Alors ce projet n’est pas récent ?
L’idée remonte en effet à plusieurs années. J’avais plusieurs pistes en tête. Comme à chaque fois que je m’attelle à un nouveau film, j’aborde plusieurs voies, et c’est celle de Molière qui s’est affirmée. Son histoire résume à elle seule tous les aspects que je souhaitais explorer : mon parcours professionnel au théâtre, mon positionnement politique, mon rapport à la mort et au temps qui passe, et l’étrange période de confinement où le théâtre n’était plus possible.

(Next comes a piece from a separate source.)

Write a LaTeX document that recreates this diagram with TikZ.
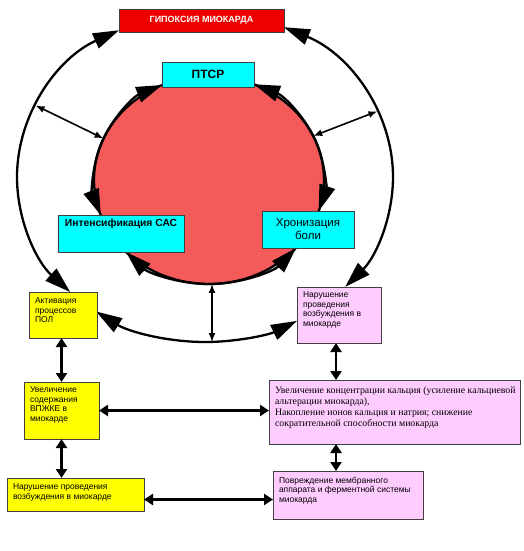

Votre histoire personnelle est aussi racontée à travers le personnage de Molière , n’est-ce pas
Dans l’art, il est plus judicieux de partir de notre propre expérience, même si elle est transposée, comme dans ce biopic sur Molière. C’était en effet le bon moment.
Et pourquoi avoir choisi Molière particulièrement ?
Molière représente beaucoup pour moi pour plusieurs raisons. Je m’identifie à lui car j’ai moi-même passé une grande partie de ma vie sur scène et en coulisses, accompagné d’une troupe, attendant l’arrivée des princes, connaissant le succès et l’échec, et donc vivant intensément la vie du théâtre. Donc, oui, c’est une vie que je connais bien. J’ai été fortement impressionné par L’Arche ruse de Sokourov pour deux raisons : parce qu’il s’agit d’un plan-séquence, un rêve que j’ai toujours nourri pour mon propre cinéma, et également parce que je trouve ce film saisissant dans sa représentation culturelle nationale. Je me suis donc demandé quelle serait l’équivalence si je devais créer un équivalent sur la France. Molière est donc apparu comme une évidence, qui d’autre qu lui.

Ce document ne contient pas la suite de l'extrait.